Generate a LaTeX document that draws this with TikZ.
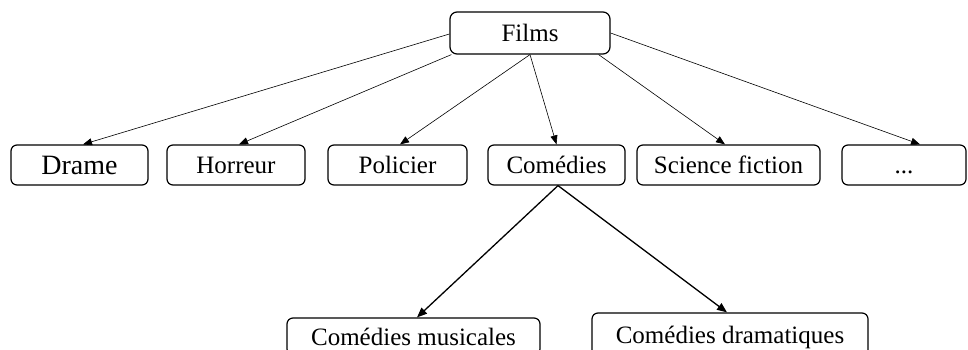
\documentclass[tikz,border=0pt]{standalone}
\usepackage{fontspec}
\setmainfont{Liberation Serif}
\usetikzlibrary{arrows.meta}
\begin{document}
\begin{tikzpicture}[x=1pt,y=-1pt,
  box/.style={draw=black, rounded corners=6pt, line width=1.2pt, inner sep=0pt,
    font=\fontsize{25}{30}\selectfont, text height=17pt, text depth=0pt},
  thinarrow/.style={draw=black, line width=0.6pt, -{Triangle[length=9pt,width=7pt]}},
  thickarrow/.style={draw=black, line width=1.3pt, -{Triangle[length=10pt,width=8pt]}}]
\useasboundingbox (0,0) rectangle (968,350);
\fill[white] (0,0) rectangle (968,350);
\clip (0,0) rectangle (968,350);
\node[box, rounded corners=7pt, minimum width=160pt, minimum height=42pt] (films) at (530,33) {Films};
\node[box, font=\fontsize{28}{32}\selectfont, text height=19pt, minimum width=137pt, minimum height=40pt] (drame) at (79.5,165) {Drame};
\node[box, minimum width=138pt, minimum height=40pt] (horreur) at (236,165) {Horreur};
\node[box, minimum width=139pt, minimum height=40pt] (policier) at (397.5,165) {Policier};
\node[box, minimum width=137pt, minimum height=40pt] (comedies) at (556.5,165) {Comédies};
\node[box, minimum width=183pt, minimum height=40pt] (scifi) at (728.5,165) {Science fiction};
\node[box, minimum width=124pt, minimum height=40pt] (dots) at (904,165) {...};
\node[box, minimum width=253pt, minimum height=37pt] (musicales) at (413.5,336.5) {Comédies musicales};
\node[box, minimum width=276pt, minimum height=44pt] (dramatiques) at (730,335) {Comédies dramatiques};

\draw[thinarrow] ([yshift=-1pt]films.west) -- ([xshift=3.5pt]drame.north);
\draw[thinarrow] ([xshift=2pt]films.south west) -- ([xshift=3pt]horreur.north);
\draw[thinarrow] (films.south) -- ([xshift=2.5pt]policier.north);
\draw[thinarrow] (films.south) -- (comedies.north);
\draw[thinarrow] ([xshift=-12pt]films.south east) -- ([xshift=-3.5pt]scifi.north);
\draw[thinarrow] (films.east) -- ([xshift=16pt]dots.north);
\draw[thickarrow] ([xshift=1.5pt]comedies.south) -- ([xshift=3.5pt]musicales.north);
\draw[thickarrow] ([xshift=1.5pt]comedies.south) -- ([xshift=-3pt]dramatiques.north);
\end{tikzpicture}
\end{document}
■ ■ ■ ■ ■ ■ ■
= REQUIRED TASK =
Copy the whole listing above word for word but do not carry over the pictures.

= ANSWER TO THIS EXERCISE =
Generate a LaTeX document that draws this with TikZ.
\documentclass[tikz,border=0pt]{standalone}
\usepackage{fontspec}
\setmainfont{Liberation Serif}
\usetikzlibrary{arrows.meta}
\begin{document}
\begin{tikzpicture}[x=1pt,y=-1pt,
  box/.style={draw=black, rounded corners=6pt, line width=1.2pt, inner sep=0pt,
    font=\fontsize{25}{30}\selectfont, text height=17pt, text depth=0pt},
  thinarrow/.style={draw=black, line width=0.6pt, -{Triangle[length=9pt,width=7pt]}},
  thickarrow/.style={draw=black, line width=1.3pt, -{Triangle[length=10pt,width=8pt]}}]
\useasboundingbox (0,0) rectangle (968,350);
\fill[white] (0,0) rectangle (968,350);
\clip (0,0) rectangle (968,350);
\node[box, rounded corners=7pt, minimum width=160pt, minimum height=42pt] (films) at (530,33) {Films};
\node[box, font=\fontsize{28}{32}\selectfont, text height=19pt, minimum width=137pt, minimum height=40pt] (drame) at (79.5,165) {Drame};
\node[box, minimum width=138pt, minimum height=40pt] (horreur) at (236,165) {Horreur};
\node[box, minimum width=139pt, minimum height=40pt] (policier) at (397.5,165) {Policier};
\node[box, minimum width=137pt, minimum height=40pt] (comedies) at (556.5,165) {Comédies};
\node[box, minimum width=183pt, minimum height=40pt] (scifi) at (728.5,165) {Science fiction};
\node[box, minimum width=124pt, minimum height=40pt] (dots) at (904,165) {...};
\node[box, minimum width=253pt, minimum height=37pt] (musicales) at (413.5,336.5) {Comédies musicales};
\node[box, minimum width=276pt, minimum height=44pt] (dramatiques) at (730,335) {Comédies dramatiques};

\draw[thinarrow] ([yshift=-1pt]films.west) -- ([xshift=3.5pt]drame.north);
\draw[thinarrow] ([xshift=2pt]films.south west) -- ([xshift=3pt]horreur.north);
\draw[thinarrow] (films.south) -- ([xshift=2.5pt]policier.north);
\draw[thinarrow] (films.south) -- (comedies.north);
\draw[thinarrow] ([xshift=-12pt]films.south east) -- ([xshift=-3.5pt]scifi.north);
\draw[thinarrow] (films.east) -- ([xshift=16pt]dots.north);
\draw[thickarrow] ([xshift=1.5pt]comedies.south) -- ([xshift=3.5pt]musicales.north);
\draw[thickarrow] ([xshift=1.5pt]comedies.south) -- ([xshift=-3pt]dramatiques.north);
\end{tikzpicture}
\end{document}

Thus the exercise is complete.